Robert’s effect was profound. He helped shape what Edward Said calls the “imaginative geography” of the Mideast. He reinforced that perception that the Mideast is different. Before the advent of photography and during the beginning of Thomas Cook’s tours from England to this region (at one stage Thomas Cook owned all the tour boats on the Nile), Roberts shaped many people’s “imaginative geography.”

He perpetuated the view that the present Arabic world could be dismissed. Egypt had a past period of greatness, Pharaonic Egypt that lasted from 3000-500 BCE. Egypt, and other parts of the Arabic world, had lost that greatness. A certain greatness returned during parts of the Islamic era, but even that era has passed. Roberts paints the present world he viewed as a world of curiosity, not a world which contributed to civilized life. Contrasted to that noncontributing world, the present world of the British Isles was superior in numerous ways, from culture to political life to military power.

Roberts did not reinforce one stereotype of Arabic world. He did not portray men with daggers, men with swords raised, men with faces contorted in rage and anger. He painted a peaceful world of men, a world which had the beauty and innocence of long-ago.

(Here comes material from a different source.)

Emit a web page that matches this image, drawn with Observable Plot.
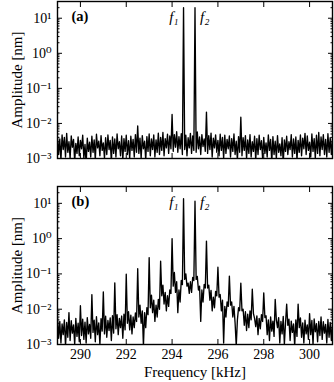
<!DOCTYPE html>
<html><head><meta charset="utf-8">
<script src="https://cdn.jsdelivr.net/npm/d3@7"></script>
<script src="https://cdn.jsdelivr.net/npm/@observablehq/plot@0.6"></script>
<style>
body{margin:0;background:#fff}
svg{display:block}
#chart svg, #chart svg text {font-family: "Liberation Serif", "DejaVu Serif", serif !important;}
#chart g[aria-label="y-axis tick label"], #chart g[aria-label="x-axis tick label"] {font-size: 14px !important;}
#chart g[aria-label="y-axis label"], #chart g[aria-label="x-axis label"] {font-size: 15px !important;}
</style>
</head><body><div id="chart"></div>
<script>
// frequency grid of the sampled spectra (kHz)
const fStart = 289, fStep = 0.05;
// (a) amplitude spectrum [nm], one value per 0.05 kHz from 289.00 to 301.00
const ampA = [
.0042,.0013,.0036,.0009,.0047,.0018,.0040,.0011,.0052,.0015,
.0030,.0010,.0044,.0021,.0035,.0008,.0027,.0014,.0041,.0012,
.0033,.0019,.0046,.0010,.0025,.0007,.0038,.0016,.0029,.0011,
.0043,.0015,.0034,.0009,.0049,.0020,.0031,.0012,.0045,.0017,
.0028,.0010,.0039,.0013,.0047,.0018,.0033,.0008,.0041,.0014,
.0036,.0011,.0050,.0019,.0030,.0012,.0044,.0009,.0037,.0016,
.0046,.0013,.0032,.0010,.0043,.0017,.0035,.0011,.0048,.0015,
.0085,.0014,.0038,.0010,.0045,.0019,.0031,.0009,.0042,.0016,
.0050,.0012,.0036,.0018,.0047,.0011,.0034,.0015,.0053,.0013,
.0040,.0017,.0055,.0012,.0037,.0020,.0049,.0014,.0044,.0019,
.018,.0016,.0048,.0021,.0058,.0015,.0042,.0019,.0051,.0013,
20,.0018,.0046,.0012,.0039,.0020,.0052,.0014,.0044,.0017,
20,.0015,.0057,.0019,.0041,.0013,.0048,.0022,.0036,.0016,
.021,.0014,.0045,.0018,.0053,.0011,.0038,.0020,.0047,.0015,
.0033,.0012,.0049,.0017,.0040,.0010,.0046,.0014,.0035,.0019,
.0044,.0011,.0037,.0016,.0050,.0013,.0031,.0009,.0042,.0015,
.015,.0012,.0039,.0017,.0045,.0010,.0034,.0014,.0048,.0011,
.0030,.0016,.0043,.0009,.0037,.0013,.0046,.0018,.0032,.0010,
.0040,.0014,.0028,.0011,.0047,.0017,.0035,.0008,.0042,.0013,
.0031,.0010,.0045,.0015,.0026,.0012,.0039,.0007,.0034,.0016,
.0043,.0013,.0030,.0018,.0048,.0011,.0036,.0014,.0041,.0009,
.0033,.0015,.0047,.0012,.0038,.0019,.0052,.0013,.0044,.0017,
.0029,.0011,.0050,.0016,.0037,.0010,.0046,.0014,.0055,.0012,
.0041,.0018,.0048,.0013,.0035,.0011,.0051,.0015,.0039,.0013,
.0037];
// (b) amplitude spectrum [nm], same grid
const ampB = [
.006,.0015,.0045,.0011,.0038,.0019,.0050,.0009,.0042,.0016,
.008,.0013,.0047,.0021,.0036,.0010,.0055,.0017,.0040,.0012,
.0125,.0018,.0052,.0014,.0043,.0011,.0058,.0020,.0037,.0015,
.026,.0022,.0049,.0012,.0061,.0019,.0041,.0010,.0054,.0024,
.031,.0020,.0063,.0016,.0048,.0025,.0057,.0013,.0066,.0021,
.056,.0028,.0070,.0019,.0055,.0030,.0064,.0015,.0072,.0026,
.098,.0040,.0085,.0026,.0068,.0020,.0060,.0030,.0078,.0045,
.14,.006,.013,.004,.009,.0009,.008,.003,.011,.007,
.29,.011,.025,.008,.018,.0045,.013,.006,.019,.010,
.23,.024,.048,.014,.030,.009,.024,.012,.035,.028,
1.0,.045,.11,.030,.060,.008,.035,.016,.065,.050,
13.5,.07,.10,.045,.055,.028,.060,.030,.080,.065,
11.5,.07,.085,.035,.045,.0045,.035,.016,.050,.040,
.85,.040,.048,.018,.034,.009,.022,.011,.032,.024,
.155,.022,.026,.009,.018,.0011,.012,.006,.016,.012,
.087,.013,.016,.006,.012,.0040,.0009,.005,.011,.009,
.055,.009,.010,.0035,.0085,.0025,.0072,.0030,.0090,.0050,
.037,.0075,.0055,.0032,.0065,.0019,.0055,.0028,.0070,.0045,
.029,.0058,.0065,.0019,.0050,.0013,.0060,.0024,.0046,.0017,
.019,.0050,.0030,.0058,.0011,.0045,.0020,.0062,.0010,.0040,
.014,.0035,.0052,.0013,.0046,.0022,.0038,.0009,.0050,.0017,
.014,.0030,.0057,.0016,.0041,.0011,.0049,.0020,.0036,.0014,
.0075,.0019,.0048,.0010,.0053,.0023,.0039,.0012,.0045,.0018,
.0060,.0014,.0044,.0021,.0037,.0011,.0051,.0016,.0042,.0013,
.0040];
const peakFreqs = [294.5, 295.0];
const peakLabels = ["f₁", "f₂"];
const panelLabels = ["(a)", "(b)"];
const xTicks = [290, 292, 294, 296, 298, 300];
const yTicks = [1e-3, 1e-2, 1e-1, 1, 10];
const xDomain = [289, 301];
const yDomain = [1e-3, 30];

const minorY = [];
for (let d = -3; d <= 1; d++) for (let k = 2; k <= 9; k++) { const v = k * 10 ** d; if (v <= yDomain[1]) minorY.push(v); }
const sup = {"-":"⁻","0":"⁰","1":"¹","2":"²","3":"³"};
const fmtY = d => "10" + String(Math.round(Math.log10(d))).split("").map(c => sup[c]).join("");
const blank = () => "";

function spectrum(amps) { return amps.map((a, i) => ({f: fStart + i * fStep, a})); }

function panel(amps, label, bottom) {
  const data = spectrum(amps);
  return Plot.plot({
    width: 334, height: bottom ? 214 : 168,
    marginLeft: 57, marginRight: 2, marginTop: bottom ? 18 : 1, marginBottom: bottom ? 38 : 10,
    style: {color: "#000", background: "#fff"},
    x: {domain: xDomain},
    y: {type: "log", domain: yDomain},
    marks: [
      Plot.line(data, {x: "f", y: "a", stroke: "#000", strokeWidth: 1.35, clip: true}),
      Plot.axisY(yTicks, {tickSize: -5, tickPadding: 11, tickFormat: fmtY, label: "Amplitude [nm]", labelAnchor: "center", labelArrow: "none", labelOffset: 46}),
      Plot.axisY(yTicks, {anchor: "right", tickSize: -5, tickFormat: blank, label: null}),
      Plot.axisY(minorY, {tickSize: -2.5, tickFormat: blank, label: null}),
      Plot.axisY(minorY, {anchor: "right", tickSize: -2.5, tickFormat: blank, label: null}),
      Plot.axisX(xTicks, {anchor: "top", tickSize: -5, tickFormat: blank, label: null}),
      Plot.axisX(xTicks, {anchor: "bottom", tickSize: -5, tickPadding: 10, tickFormat: bottom ? (d => String(d)) : blank,
        label: bottom ? "Frequency [kHz]" : null, labelAnchor: "center", labelArrow: "none", labelOffset: 32}),
      Plot.frame({stroke: "#000", strokeWidth: 1.4}),
      Plot.text([label], {frameAnchor: "top-left", dx: 14, dy: 15, fontWeight: "bold", fontSize: 14.5, lineAnchor: "middle", textAnchor: "start"}),
      Plot.text([peakFreqs[0]], {x: d => d, text: () => peakLabels[0], frameAnchor: "top", dy: 16, lineAnchor: "middle",
        textAnchor: "end", dx: -5, fontStyle: "italic", fontSize: 15}),
      Plot.text([peakFreqs[1]], {x: d => d, text: () => peakLabels[1], frameAnchor: "top", dy: 16, lineAnchor: "middle",
        textAnchor: "start", dx: 5, fontStyle: "italic", fontSize: 15})
    ]
  });
}
const root = document.getElementById("chart");
root.append(panel(ampA, panelLabels[0], false));
root.append(panel(ampB, panelLabels[1], true));
</script></body></html>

Roberts left out the daily, ordinary life of the small subjects that he painted There was no farming or fishing along the Nile. There were no women raising children. There were no deeds of kindness in the exchanges between people at a coffee shop.

Roberts’ perceptions continue today. Unfortunately, the imagined Arabic world of Egypt and Palestine has become a world only of anger and violence. For all his innocence, maybe Roberts’ own limited perceptions did less harm than some of our perceptions today.